そして確信は証拠によって是非を判断できない。たとえば、あなたが緑色のものを見ているとき、「実はそれは緑色ではないのだ」ということを、一体どのようにして説得すればいいのだろうか? もはや、それは世界の定義を書き換えることに等しい。定義は議論の前提であり、とりあえず「これこれは、こういうものである」と決定しておかないといけない以上、むやみに定義を掘り返して疑ってかかることに、実益があるようには思えない。


五〇九 私が本当に言いたいのは、言語ゲームというものは、ひとが何かを信頼する場合にのみ可能であるということだ。(私は「何かを信頼することができる」とは言わなかった。)*2


とはいえ、哲学者たちは従来から「絶対に確かだと思われること」を疑い、新しく世界を捉えようとしてきた。冒頭の「私は、地球が100年前からもあったことを知っている」にしたって、本当は世界は5分前に創造されて、すべての物理的状況が何十億年もの歴史があるかのように人々に知覚されているだけなのかもしれない。あなたの記憶も、数十年分のデータとしてつい5分前に生まれただけなのかもしれない。そのように疑ってみることはできるし、やりたければやればいい。
さらに「この緑色は実は緑色ではないのではないか」とか「ここに私の手があるが、実は手はないのではないか」と疑ってみることもできる。錯覚の可能性は常に残されている。その意味で、世界に100%確実なものなどない、と言えるだろう。
だが、「この緑色は実は緑色ではないのではないか」と疑ってみて、仮にやはり緑色でなかったということになったら、どうなるのか。そんな基本的なところで錯覚しているようでは、ほかのありとあらゆるものはすべて妄想の産物と認定せざるを得なくなるだろう。人はそれを狂気と呼ぶだろう。だがしかし、突き詰めて考えてみると、やはりそういうことなのではないだろうか。

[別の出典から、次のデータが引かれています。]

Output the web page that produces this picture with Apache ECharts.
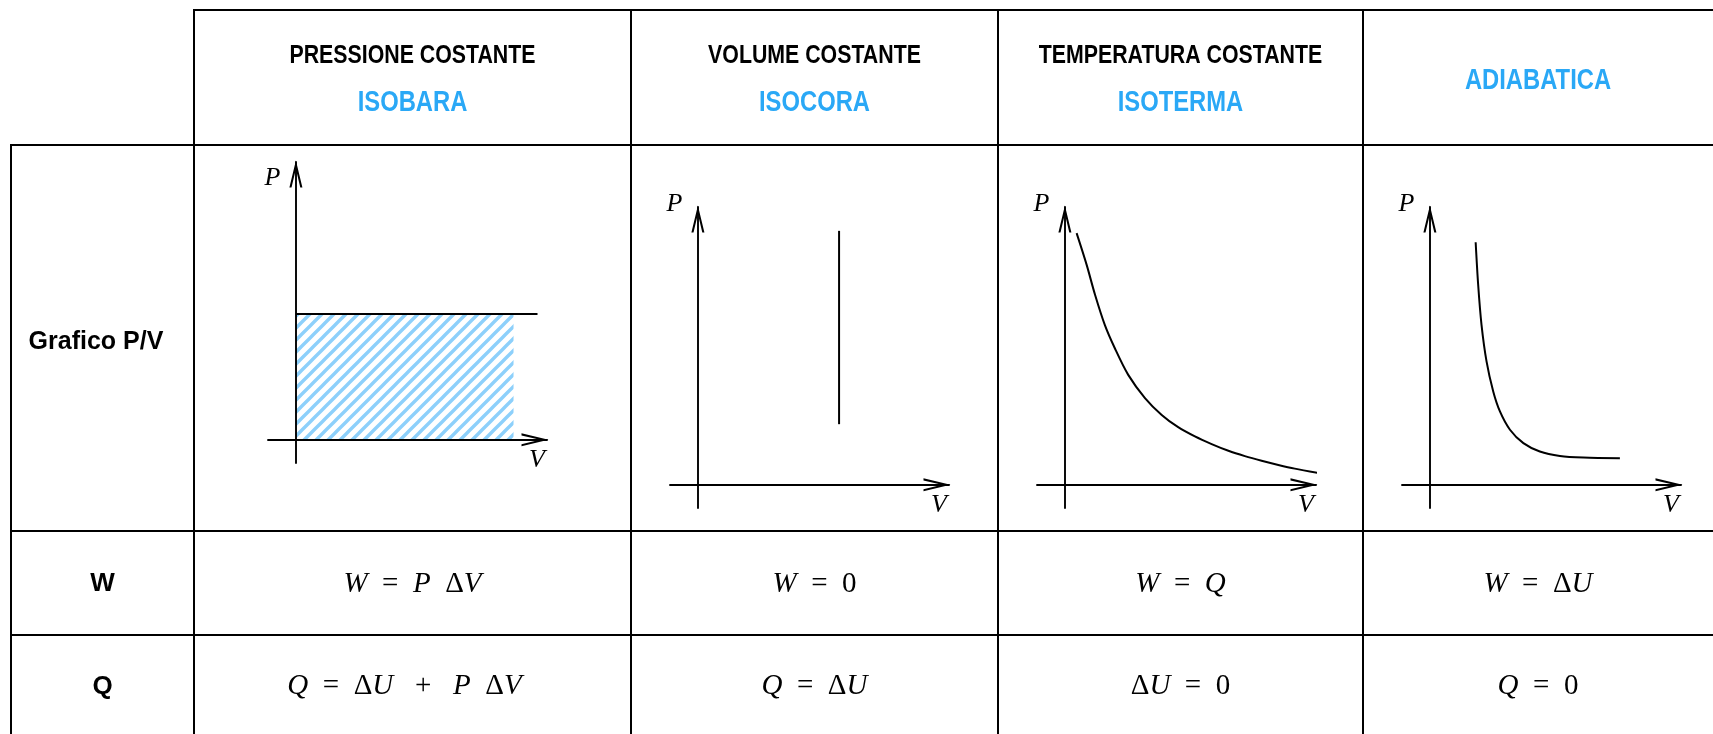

とはいえ、哲学者といえどもそんな狂気には陥っていない。彼らの生活はきわめて日常的に進行している。スターバックスの前でいちいち「はて、この看板の色は本当に緑色なのだろうか」と立ち止まって考えたりしない。彼は自らの行動と態度によって、「これが緑色であること」・「これが私の手であること」などの確実性を示しているのだ。彼がそう信じているからといって、「これが緑色であること」をあなたが信じる必要はない。誰かが確信していることを同じように確信する義務などないからだ。しかし、それは当の彼にとって、まさしく確実なことなのだ。
まとめよう。「私」には、これを否定しなくてはいけないのなら世界の全てを否定しなくてはいけないほど、確実な信念がある。それは確実性100%だ。知識として把握しているのでなく、端的に「そういうものだ」と態度で示し続けている、そういったものだ。だから、「私」はそれらの物事について「私は……であると知っている」と言わない。証拠によってその是非が判断されるような形式で、記述しない。誰がなんと言おうと「私」にとって「これはそういうものなのだ」。それは確信であって知識ではない。行動であって推論ではない。「私」というのは、結局のところ、そういう現象なのだ。